Informally, the 175-seat LaBar Family Recital Hall inside Notre Dame’s O’Neill Hall is known as the “jewel box” because of its elegant, classic design and intimate size.
But in fact, all of O’Neill Hall is a jewel box — expertly and beautifully designed as a home to the students and faculty, the artists and instruments in the University’s Department of Music and Sacred Music at Notre Dame (SMND) program.
“O’Neill Hall’s many attractive features are too numerous to list,” said Peter Smith, professor of music theory and chair of the department. “The exquisite performance spaces and an overall design that supports a community of scholarship and learning will make O’Neill a magnet for the most in-demand guest artists and scholars, the most stimulating conferences and performances, and the most outstanding students and faculty.”
The 100,000-square-foot, seven-story building on the south side of Notre Dame Stadium was made possible by a gift to the University from Helen Schwab and her husband Charles, in honor of her brother, Notre Dame alumnus and trustee Joseph I. O’Neill III.

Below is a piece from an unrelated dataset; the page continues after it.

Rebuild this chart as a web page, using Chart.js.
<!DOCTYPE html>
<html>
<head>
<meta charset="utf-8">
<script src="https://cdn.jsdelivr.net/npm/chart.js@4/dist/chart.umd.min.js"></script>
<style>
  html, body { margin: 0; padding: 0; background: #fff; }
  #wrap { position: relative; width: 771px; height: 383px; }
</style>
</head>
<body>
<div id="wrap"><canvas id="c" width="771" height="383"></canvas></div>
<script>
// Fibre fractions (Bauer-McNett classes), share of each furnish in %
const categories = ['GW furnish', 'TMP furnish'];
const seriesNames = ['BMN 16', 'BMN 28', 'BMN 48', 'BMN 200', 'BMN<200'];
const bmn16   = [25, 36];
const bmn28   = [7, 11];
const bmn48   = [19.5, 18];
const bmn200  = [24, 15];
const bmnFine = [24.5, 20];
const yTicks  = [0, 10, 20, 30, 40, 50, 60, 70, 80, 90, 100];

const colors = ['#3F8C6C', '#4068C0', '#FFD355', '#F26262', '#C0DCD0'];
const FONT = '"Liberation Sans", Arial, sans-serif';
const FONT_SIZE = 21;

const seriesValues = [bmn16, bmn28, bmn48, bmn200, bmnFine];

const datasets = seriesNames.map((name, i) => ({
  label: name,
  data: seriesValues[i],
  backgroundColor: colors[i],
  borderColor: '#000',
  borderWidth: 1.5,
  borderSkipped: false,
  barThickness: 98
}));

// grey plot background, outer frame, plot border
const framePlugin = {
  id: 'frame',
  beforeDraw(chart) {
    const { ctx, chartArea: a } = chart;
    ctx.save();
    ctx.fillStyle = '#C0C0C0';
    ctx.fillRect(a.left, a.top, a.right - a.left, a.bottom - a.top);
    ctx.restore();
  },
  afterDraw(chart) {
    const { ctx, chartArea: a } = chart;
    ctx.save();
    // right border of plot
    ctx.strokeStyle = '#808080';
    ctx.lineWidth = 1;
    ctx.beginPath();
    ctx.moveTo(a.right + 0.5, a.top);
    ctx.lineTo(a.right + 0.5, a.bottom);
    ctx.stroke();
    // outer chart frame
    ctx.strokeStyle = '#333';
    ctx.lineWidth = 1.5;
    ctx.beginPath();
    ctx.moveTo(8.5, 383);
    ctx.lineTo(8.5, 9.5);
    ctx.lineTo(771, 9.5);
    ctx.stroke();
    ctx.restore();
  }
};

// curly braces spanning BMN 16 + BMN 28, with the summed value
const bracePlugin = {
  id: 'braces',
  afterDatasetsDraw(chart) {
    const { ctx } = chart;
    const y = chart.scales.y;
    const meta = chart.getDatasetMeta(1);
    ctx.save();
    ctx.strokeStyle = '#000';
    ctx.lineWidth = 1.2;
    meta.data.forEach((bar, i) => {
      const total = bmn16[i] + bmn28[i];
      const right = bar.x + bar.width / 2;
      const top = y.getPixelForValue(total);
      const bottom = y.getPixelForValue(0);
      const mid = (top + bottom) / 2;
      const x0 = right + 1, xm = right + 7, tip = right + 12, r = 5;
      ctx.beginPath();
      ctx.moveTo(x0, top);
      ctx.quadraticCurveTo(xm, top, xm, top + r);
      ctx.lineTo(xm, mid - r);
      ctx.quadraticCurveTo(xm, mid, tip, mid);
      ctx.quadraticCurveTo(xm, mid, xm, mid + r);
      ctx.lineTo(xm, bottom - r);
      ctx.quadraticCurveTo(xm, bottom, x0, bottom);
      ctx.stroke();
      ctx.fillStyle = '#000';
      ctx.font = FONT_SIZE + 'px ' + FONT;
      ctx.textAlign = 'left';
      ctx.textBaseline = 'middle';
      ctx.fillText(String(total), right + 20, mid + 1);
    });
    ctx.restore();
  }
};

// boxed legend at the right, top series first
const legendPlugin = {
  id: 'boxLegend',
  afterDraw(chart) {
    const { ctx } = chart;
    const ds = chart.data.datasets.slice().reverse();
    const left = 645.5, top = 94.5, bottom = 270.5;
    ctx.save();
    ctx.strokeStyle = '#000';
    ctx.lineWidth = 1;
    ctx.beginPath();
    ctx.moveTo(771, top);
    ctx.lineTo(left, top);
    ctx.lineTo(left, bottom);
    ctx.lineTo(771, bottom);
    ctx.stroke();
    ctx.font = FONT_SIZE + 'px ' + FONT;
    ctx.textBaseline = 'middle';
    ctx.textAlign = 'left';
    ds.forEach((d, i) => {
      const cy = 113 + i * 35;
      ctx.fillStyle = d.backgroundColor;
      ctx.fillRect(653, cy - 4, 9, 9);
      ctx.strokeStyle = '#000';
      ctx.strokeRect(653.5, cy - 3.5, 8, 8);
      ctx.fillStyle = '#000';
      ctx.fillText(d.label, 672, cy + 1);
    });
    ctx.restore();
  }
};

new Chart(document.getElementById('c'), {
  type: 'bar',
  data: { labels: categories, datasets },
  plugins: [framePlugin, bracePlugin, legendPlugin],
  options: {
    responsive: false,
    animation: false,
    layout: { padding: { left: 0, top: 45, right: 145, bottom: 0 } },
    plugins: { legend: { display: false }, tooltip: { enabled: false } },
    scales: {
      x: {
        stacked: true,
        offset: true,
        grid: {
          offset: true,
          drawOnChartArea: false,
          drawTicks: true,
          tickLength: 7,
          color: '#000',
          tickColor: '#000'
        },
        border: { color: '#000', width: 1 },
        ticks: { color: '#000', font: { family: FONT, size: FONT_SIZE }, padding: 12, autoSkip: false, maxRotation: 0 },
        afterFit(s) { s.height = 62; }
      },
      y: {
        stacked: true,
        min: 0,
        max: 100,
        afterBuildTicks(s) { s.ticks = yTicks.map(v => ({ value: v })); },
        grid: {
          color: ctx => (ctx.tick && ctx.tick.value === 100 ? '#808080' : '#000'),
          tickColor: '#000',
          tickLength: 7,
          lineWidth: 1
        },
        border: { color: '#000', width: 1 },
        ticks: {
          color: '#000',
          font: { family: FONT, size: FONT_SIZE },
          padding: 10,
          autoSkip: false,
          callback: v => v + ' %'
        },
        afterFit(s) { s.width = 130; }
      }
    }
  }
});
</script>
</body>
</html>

It also features the innovative, 175-seat LaBar Family Performance Hall — a versatile venue that offers flexible seating and staging options and will accommodate events involving music in combination with other media, such as projected text and visual images, and other forms of artistic expression, such as acting, lighting, and dance.
In addition to performance spaces, O’Neill Hall includes a music library, a lab for studio production, a lecture hall, classrooms and rehearsal spaces, numerous practice rooms, and faculty offices for both the Department of Music and the rapidly growing SMND program.
“I am thrilled and gratified that Notre Dame has made this commitment to sacred music, which is such a natural fit for the University and its mission,” said Margot Fassler, director of SMND and Keough-Hesburgh Professor of Music History and Liturgy. “A well-equipped space was the missing piece in our program, and this building provides exactly what we need.”
Not only does O’Neill Hall nearly quadruple the space available to the Department of Music and Sacred Music at Notre Dame program— from 9,000 to 34,000 square feet — but it also offers sophisticated acoustical design, sound isolation, and climate control throughout the building.
“Our teaching and research missions will flourish in an environment designed with great care by the architects,” Smith said. “In each room of O’Neill Hall, students and faculty will hear only what they need to hear — the music they are studying within that space. Temperature and humidity will also remain at constant levels ideal for musical instruments.
“The change will be transformational for scholarship, performance, pedagogy, and instrument maintenance.”
Among those instruments are four organs and 55 pianos — including a 9-foot Steinway concert grand piano, three 7-foot baby grand pianos, and 11 uprights purchased for the new building and valued at more than $600,000.
At the center of the third floor is the music library and its diverse collection of resources — a gathering space envisioned as the heart of O’Neill Hall. Its lounge spaces and study areas will host informal interactions between students and faculty flowing out of classrooms and rehearsal halls.
The library, in keeping with the other interiors in O’Neill Hall, was thoughtfully crafted with sweeping, curving surfaces, collaborative spaces, and the latest technology.
But the true beauty of the building, Fassler said, lies in how well it reflects the vision of the two academic programs it houses.
“O’Neill Hall reflects what Music and Sacred Music are and how we work. There is space for performers and space for scholars, and space for us to all come together,” Fassler said. “When architecture is well done, it sustains and proclaims your mission. And that’s what this building will do.”